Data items
□ □ □

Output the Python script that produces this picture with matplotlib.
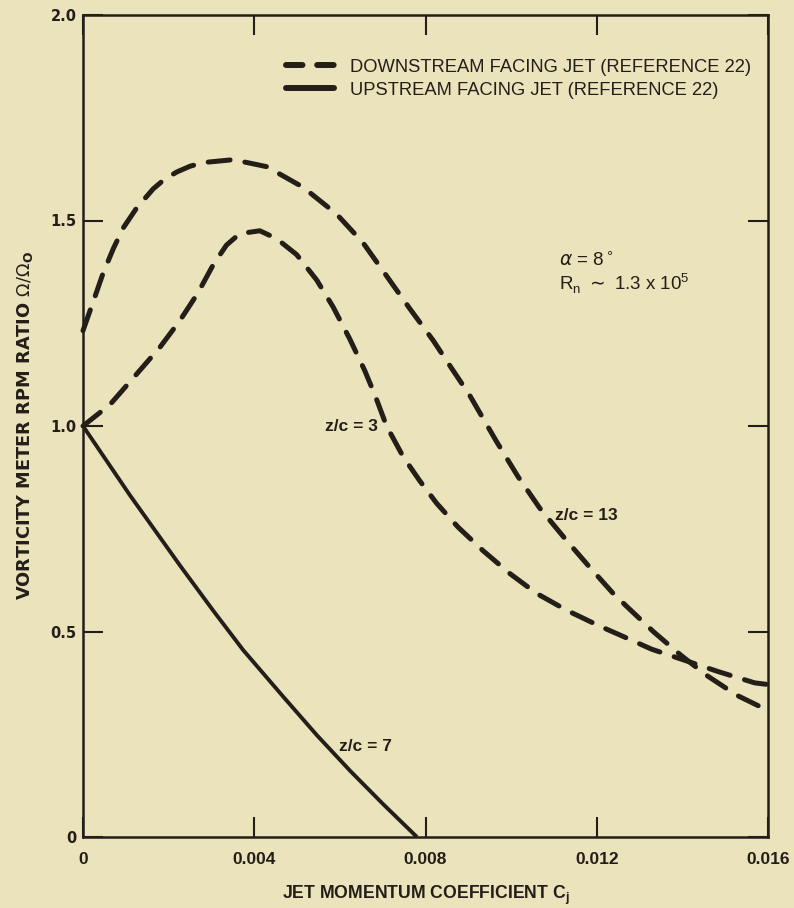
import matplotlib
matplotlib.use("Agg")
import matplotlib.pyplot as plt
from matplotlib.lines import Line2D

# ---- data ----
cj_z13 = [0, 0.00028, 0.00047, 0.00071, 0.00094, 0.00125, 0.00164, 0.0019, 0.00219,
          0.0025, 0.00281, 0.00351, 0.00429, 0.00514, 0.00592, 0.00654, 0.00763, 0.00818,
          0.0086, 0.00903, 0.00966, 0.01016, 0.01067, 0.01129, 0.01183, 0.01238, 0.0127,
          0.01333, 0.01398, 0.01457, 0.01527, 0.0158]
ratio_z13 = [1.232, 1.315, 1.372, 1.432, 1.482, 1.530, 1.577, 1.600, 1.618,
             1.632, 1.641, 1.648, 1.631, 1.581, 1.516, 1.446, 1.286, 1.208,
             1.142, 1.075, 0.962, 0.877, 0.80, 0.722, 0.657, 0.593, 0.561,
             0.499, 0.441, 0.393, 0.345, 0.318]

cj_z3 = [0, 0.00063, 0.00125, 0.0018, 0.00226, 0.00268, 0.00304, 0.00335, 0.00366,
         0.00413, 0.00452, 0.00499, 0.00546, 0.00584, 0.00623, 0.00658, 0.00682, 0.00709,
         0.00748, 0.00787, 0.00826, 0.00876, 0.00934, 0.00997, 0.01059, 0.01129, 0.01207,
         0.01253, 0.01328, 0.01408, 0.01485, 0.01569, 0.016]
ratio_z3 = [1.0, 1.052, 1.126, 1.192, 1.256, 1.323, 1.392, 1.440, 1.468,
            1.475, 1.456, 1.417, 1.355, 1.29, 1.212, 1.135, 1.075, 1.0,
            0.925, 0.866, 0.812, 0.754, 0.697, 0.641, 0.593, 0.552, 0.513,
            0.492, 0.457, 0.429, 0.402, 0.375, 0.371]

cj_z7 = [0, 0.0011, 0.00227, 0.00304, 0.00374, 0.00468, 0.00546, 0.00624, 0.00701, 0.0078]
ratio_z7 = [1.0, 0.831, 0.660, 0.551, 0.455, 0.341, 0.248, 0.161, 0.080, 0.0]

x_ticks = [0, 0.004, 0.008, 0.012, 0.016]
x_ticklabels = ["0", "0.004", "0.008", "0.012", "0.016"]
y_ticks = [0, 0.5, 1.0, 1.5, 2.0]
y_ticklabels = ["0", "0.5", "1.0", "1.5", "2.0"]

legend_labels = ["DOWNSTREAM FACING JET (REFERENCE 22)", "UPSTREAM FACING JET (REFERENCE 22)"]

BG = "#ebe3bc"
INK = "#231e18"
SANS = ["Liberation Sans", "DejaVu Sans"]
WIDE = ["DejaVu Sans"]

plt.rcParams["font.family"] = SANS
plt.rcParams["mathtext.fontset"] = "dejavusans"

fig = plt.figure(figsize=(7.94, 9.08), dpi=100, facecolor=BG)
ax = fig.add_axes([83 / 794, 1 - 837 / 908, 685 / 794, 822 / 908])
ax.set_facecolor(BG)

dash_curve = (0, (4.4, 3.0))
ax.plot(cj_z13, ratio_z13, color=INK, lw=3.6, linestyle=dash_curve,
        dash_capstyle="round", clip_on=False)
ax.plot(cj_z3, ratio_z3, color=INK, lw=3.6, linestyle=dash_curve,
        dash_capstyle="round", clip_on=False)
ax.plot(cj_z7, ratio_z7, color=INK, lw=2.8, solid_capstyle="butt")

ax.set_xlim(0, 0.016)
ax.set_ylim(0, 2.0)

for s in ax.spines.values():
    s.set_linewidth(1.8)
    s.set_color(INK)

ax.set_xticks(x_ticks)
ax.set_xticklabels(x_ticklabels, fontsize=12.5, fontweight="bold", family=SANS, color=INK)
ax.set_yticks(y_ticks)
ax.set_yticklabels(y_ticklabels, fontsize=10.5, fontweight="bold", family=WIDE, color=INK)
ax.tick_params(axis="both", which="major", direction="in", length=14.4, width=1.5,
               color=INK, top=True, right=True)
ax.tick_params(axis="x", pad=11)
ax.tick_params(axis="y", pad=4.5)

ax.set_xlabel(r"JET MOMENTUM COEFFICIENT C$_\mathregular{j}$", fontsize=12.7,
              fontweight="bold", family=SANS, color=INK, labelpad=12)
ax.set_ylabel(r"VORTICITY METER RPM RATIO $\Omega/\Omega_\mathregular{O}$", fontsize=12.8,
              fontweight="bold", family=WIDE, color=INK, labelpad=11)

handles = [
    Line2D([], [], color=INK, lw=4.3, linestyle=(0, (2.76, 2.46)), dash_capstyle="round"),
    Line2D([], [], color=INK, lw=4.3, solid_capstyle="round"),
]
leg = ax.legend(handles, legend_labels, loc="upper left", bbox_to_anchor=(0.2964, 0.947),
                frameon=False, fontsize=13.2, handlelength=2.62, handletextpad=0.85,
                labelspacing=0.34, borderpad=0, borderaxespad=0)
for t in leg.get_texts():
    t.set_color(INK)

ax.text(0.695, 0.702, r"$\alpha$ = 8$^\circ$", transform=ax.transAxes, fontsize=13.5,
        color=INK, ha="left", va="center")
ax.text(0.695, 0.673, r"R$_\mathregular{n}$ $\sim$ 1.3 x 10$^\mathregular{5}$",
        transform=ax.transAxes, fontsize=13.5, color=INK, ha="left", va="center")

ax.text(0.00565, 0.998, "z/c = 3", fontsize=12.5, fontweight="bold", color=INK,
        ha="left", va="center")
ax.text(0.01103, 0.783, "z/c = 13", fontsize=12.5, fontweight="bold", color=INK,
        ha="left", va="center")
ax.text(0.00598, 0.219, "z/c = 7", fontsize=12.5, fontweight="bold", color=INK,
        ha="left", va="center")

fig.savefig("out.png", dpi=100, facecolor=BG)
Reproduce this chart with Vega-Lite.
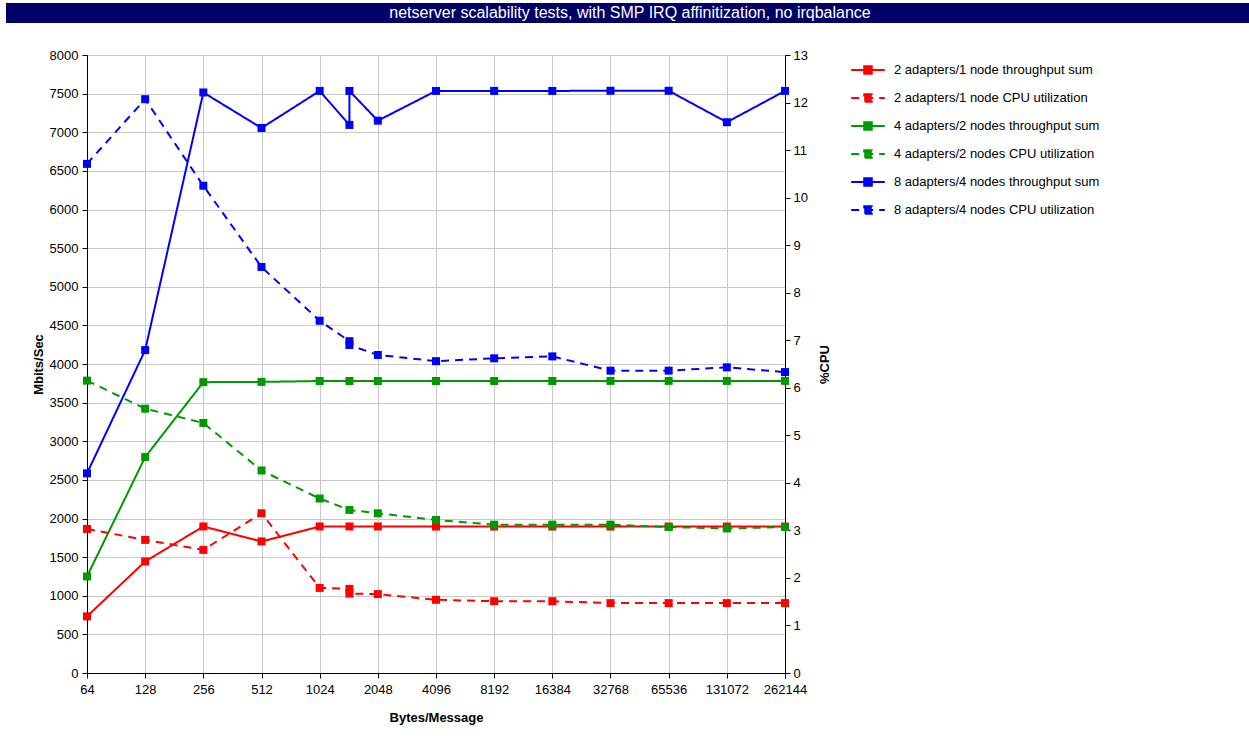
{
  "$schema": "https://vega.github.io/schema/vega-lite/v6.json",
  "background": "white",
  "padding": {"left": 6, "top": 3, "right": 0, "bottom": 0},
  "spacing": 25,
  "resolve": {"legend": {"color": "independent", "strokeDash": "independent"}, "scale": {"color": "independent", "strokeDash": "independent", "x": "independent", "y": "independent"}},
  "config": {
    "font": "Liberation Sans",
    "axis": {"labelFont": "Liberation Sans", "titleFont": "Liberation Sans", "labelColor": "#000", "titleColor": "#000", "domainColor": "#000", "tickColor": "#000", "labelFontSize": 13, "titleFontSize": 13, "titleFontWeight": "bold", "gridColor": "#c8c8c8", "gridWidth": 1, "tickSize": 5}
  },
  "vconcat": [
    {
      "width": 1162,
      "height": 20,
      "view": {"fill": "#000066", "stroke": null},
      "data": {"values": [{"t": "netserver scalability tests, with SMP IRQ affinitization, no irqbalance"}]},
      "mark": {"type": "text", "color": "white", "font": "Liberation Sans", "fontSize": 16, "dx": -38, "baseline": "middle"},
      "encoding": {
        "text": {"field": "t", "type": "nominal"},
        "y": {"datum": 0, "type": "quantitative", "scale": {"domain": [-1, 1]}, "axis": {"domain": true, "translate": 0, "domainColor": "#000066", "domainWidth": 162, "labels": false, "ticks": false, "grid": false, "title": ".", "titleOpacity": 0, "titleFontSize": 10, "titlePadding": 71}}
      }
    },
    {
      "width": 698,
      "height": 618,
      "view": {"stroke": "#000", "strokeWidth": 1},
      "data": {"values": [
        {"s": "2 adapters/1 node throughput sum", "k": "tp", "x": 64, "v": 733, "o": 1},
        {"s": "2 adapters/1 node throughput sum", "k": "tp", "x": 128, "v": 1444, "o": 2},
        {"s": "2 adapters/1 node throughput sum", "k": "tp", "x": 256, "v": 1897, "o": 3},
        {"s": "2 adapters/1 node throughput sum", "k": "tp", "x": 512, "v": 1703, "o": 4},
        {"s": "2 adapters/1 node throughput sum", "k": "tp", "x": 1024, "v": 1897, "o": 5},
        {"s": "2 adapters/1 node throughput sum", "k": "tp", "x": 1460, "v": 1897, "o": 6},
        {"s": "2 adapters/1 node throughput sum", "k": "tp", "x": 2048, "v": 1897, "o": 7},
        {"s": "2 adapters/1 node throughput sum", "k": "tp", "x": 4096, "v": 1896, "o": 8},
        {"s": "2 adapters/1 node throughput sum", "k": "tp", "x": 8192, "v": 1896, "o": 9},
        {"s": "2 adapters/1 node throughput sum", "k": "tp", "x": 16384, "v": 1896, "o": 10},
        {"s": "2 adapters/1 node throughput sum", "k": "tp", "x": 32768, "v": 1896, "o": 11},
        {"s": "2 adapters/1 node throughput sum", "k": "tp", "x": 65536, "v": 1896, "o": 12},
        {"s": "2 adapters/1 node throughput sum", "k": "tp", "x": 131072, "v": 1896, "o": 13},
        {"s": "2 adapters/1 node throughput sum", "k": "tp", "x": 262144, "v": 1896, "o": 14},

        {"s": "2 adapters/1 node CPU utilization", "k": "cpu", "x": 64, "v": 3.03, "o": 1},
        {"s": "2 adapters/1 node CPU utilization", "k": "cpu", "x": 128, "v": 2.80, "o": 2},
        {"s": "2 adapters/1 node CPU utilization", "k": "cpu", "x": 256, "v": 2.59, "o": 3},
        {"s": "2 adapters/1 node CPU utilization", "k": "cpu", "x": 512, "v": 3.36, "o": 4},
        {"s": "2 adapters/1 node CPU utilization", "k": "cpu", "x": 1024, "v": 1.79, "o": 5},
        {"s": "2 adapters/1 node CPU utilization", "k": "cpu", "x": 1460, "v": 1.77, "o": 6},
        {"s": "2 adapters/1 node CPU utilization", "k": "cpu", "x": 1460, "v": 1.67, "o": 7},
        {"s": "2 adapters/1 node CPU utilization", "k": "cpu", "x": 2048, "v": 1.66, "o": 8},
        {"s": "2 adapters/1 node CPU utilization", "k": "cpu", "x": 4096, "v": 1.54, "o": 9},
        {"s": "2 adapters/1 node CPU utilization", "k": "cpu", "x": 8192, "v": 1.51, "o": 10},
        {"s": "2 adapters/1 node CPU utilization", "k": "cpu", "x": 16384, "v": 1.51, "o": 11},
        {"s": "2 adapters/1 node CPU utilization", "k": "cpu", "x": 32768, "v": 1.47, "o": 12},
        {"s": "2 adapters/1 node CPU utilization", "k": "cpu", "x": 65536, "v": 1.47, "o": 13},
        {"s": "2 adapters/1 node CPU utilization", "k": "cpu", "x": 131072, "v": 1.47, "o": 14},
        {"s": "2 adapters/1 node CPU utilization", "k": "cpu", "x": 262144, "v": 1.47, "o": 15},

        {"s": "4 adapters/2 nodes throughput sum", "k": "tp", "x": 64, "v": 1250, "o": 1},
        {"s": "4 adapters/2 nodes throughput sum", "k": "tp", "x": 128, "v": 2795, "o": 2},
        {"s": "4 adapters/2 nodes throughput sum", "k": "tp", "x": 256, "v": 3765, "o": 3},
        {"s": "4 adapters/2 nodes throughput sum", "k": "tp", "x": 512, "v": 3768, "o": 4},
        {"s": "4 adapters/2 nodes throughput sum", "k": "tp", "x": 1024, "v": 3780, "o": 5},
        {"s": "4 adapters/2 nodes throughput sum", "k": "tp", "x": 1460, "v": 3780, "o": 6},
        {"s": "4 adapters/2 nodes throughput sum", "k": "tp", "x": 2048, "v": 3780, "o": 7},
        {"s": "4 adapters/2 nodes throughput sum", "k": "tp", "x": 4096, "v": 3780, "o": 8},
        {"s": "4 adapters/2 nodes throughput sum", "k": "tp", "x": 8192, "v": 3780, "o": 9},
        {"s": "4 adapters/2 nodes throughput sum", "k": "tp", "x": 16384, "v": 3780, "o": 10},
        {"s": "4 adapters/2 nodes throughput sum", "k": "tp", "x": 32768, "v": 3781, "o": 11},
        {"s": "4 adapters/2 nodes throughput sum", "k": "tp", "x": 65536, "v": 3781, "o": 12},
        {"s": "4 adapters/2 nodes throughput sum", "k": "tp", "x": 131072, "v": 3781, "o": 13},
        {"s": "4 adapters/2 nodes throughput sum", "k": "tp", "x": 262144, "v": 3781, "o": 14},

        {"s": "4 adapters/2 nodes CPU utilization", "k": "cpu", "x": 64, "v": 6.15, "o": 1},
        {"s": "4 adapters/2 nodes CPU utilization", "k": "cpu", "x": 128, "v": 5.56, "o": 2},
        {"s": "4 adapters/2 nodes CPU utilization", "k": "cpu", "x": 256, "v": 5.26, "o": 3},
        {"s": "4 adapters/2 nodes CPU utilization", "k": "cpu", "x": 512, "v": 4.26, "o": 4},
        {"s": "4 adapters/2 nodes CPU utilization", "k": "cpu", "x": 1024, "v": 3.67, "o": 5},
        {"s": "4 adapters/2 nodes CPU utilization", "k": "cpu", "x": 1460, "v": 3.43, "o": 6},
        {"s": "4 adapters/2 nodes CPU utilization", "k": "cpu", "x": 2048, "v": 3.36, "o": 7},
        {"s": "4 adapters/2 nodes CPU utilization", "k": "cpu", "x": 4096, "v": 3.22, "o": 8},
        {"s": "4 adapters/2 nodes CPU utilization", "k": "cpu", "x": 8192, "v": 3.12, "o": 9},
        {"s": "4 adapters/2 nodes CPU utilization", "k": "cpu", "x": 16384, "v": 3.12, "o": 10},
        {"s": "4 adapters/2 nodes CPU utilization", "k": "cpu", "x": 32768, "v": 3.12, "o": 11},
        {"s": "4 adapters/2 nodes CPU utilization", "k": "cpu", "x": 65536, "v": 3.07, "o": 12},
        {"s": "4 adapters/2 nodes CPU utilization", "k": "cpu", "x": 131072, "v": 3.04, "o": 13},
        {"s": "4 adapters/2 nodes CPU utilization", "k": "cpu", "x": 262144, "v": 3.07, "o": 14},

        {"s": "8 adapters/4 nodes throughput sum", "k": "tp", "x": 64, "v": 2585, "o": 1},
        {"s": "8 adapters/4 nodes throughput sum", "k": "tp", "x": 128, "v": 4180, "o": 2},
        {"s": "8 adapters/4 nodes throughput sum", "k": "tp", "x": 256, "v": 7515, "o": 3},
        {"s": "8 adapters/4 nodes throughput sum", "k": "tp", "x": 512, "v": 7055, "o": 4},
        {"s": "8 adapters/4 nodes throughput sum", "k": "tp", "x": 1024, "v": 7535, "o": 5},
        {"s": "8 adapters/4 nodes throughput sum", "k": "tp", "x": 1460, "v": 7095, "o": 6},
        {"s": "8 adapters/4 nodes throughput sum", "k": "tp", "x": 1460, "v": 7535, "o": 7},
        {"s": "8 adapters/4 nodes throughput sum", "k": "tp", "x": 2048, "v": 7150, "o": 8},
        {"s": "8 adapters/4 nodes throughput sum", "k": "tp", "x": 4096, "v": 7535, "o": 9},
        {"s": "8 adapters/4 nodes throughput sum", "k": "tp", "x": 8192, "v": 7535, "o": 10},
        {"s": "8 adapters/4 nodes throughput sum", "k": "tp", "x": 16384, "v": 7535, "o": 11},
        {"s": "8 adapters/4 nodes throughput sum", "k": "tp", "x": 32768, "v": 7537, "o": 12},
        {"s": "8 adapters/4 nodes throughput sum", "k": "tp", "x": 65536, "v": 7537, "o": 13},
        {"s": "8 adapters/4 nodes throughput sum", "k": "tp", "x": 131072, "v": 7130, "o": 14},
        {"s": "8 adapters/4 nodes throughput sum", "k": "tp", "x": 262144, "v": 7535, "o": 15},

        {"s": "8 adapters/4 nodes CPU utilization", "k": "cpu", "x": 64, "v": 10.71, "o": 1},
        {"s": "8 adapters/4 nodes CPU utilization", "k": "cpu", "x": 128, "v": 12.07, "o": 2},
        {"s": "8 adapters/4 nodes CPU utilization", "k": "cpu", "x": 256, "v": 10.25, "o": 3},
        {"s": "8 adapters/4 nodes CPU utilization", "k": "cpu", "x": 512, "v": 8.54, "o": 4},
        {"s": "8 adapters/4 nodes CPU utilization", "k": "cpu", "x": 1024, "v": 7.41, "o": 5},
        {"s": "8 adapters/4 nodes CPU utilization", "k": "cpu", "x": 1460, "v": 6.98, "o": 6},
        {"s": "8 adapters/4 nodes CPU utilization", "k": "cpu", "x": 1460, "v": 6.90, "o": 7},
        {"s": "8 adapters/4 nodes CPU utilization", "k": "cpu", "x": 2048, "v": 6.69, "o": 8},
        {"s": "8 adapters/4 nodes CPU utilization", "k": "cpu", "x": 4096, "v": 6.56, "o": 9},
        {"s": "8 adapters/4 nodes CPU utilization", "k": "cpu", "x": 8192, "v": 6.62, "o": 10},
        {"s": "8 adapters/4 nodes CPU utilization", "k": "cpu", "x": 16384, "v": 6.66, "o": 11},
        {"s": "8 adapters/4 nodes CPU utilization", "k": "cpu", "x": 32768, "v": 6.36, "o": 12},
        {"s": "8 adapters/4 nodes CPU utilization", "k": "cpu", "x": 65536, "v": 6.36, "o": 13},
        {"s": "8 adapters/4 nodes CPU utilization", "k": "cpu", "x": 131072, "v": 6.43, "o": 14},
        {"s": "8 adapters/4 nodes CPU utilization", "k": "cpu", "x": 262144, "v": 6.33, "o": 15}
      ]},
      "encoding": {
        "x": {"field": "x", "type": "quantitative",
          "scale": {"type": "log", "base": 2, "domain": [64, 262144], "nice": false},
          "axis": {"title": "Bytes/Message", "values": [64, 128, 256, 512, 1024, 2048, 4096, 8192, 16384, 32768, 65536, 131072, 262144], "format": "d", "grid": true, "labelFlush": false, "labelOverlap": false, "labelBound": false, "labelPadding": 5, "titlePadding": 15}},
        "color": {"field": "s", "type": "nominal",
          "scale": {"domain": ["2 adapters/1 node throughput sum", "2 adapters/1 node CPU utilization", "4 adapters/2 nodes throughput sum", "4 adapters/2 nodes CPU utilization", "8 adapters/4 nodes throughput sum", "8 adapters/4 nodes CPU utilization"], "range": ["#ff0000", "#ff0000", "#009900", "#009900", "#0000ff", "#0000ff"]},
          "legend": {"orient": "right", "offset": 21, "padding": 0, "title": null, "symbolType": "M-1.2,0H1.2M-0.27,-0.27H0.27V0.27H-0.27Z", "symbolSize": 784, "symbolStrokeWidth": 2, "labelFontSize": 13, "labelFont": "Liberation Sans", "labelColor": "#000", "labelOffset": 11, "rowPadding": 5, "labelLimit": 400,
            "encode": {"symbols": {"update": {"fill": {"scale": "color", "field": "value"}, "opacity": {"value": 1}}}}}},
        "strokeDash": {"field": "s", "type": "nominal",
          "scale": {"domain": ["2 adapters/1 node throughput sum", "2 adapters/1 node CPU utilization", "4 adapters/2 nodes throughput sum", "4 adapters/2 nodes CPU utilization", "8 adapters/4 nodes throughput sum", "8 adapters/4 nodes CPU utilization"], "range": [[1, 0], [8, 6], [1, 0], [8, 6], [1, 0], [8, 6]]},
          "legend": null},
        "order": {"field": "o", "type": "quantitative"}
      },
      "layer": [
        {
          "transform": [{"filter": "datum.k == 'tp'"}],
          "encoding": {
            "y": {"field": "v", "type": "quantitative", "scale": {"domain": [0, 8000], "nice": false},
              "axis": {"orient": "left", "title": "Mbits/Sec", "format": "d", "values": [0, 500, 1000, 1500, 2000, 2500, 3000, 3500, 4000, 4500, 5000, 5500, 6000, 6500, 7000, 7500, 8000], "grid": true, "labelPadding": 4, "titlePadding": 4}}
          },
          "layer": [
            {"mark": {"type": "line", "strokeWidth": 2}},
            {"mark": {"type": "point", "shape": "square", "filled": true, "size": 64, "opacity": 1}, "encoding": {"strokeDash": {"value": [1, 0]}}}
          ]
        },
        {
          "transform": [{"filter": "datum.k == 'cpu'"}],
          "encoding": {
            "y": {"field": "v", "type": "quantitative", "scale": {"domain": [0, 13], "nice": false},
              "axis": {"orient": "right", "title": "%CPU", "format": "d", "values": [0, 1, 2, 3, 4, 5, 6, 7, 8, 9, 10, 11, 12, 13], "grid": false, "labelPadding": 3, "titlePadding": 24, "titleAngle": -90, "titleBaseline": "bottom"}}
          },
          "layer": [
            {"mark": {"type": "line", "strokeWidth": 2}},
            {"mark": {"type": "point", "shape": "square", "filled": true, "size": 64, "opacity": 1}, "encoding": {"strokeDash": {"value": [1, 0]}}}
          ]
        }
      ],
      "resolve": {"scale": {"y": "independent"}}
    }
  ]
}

□ □ □

WHAT IS NEEDED
Please give again the entries word for word, starting at the first line and ending with the line that contains "0.492, 0.457, 0.429, 0.402, 0.375, 0.371]"; include both of those lines but none of the pictures.

OUTPUT OF THE TASK
Output the Python script that produces this picture with matplotlib.
import matplotlib
matplotlib.use("Agg")
import matplotlib.pyplot as plt
from matplotlib.lines import Line2D

# ---- data ----
cj_z13 = [0, 0.00028, 0.00047, 0.00071, 0.00094, 0.00125, 0.00164, 0.0019, 0.00219,
          0.0025, 0.00281, 0.00351, 0.00429, 0.00514, 0.00592, 0.00654, 0.00763, 0.00818,
          0.0086, 0.00903, 0.00966, 0.01016, 0.01067, 0.01129, 0.01183, 0.01238, 0.0127,
          0.01333, 0.01398, 0.01457, 0.01527, 0.0158]
ratio_z13 = [1.232, 1.315, 1.372, 1.432, 1.482, 1.530, 1.577, 1.600, 1.618,
             1.632, 1.641, 1.648, 1.631, 1.581, 1.516, 1.446, 1.286, 1.208,
             1.142, 1.075, 0.962, 0.877, 0.80, 0.722, 0.657, 0.593, 0.561,
             0.499, 0.441, 0.393, 0.345, 0.318]

cj_z3 = [0, 0.00063, 0.00125, 0.0018, 0.00226, 0.00268, 0.00304, 0.00335, 0.00366,
         0.00413, 0.00452, 0.00499, 0.00546, 0.00584, 0.00623, 0.00658, 0.00682, 0.00709,
         0.00748, 0.00787, 0.00826, 0.00876, 0.00934, 0.00997, 0.01059, 0.01129, 0.01207,
         0.01253, 0.01328, 0.01408, 0.01485, 0.01569, 0.016]
ratio_z3 = [1.0, 1.052, 1.126, 1.192, 1.256, 1.323, 1.392, 1.440, 1.468,
            1.475, 1.456, 1.417, 1.355, 1.29, 1.212, 1.135, 1.075, 1.0,
            0.925, 0.866, 0.812, 0.754, 0.697, 0.641, 0.593, 0.552, 0.513,
            0.492, 0.457, 0.429, 0.402, 0.375, 0.371]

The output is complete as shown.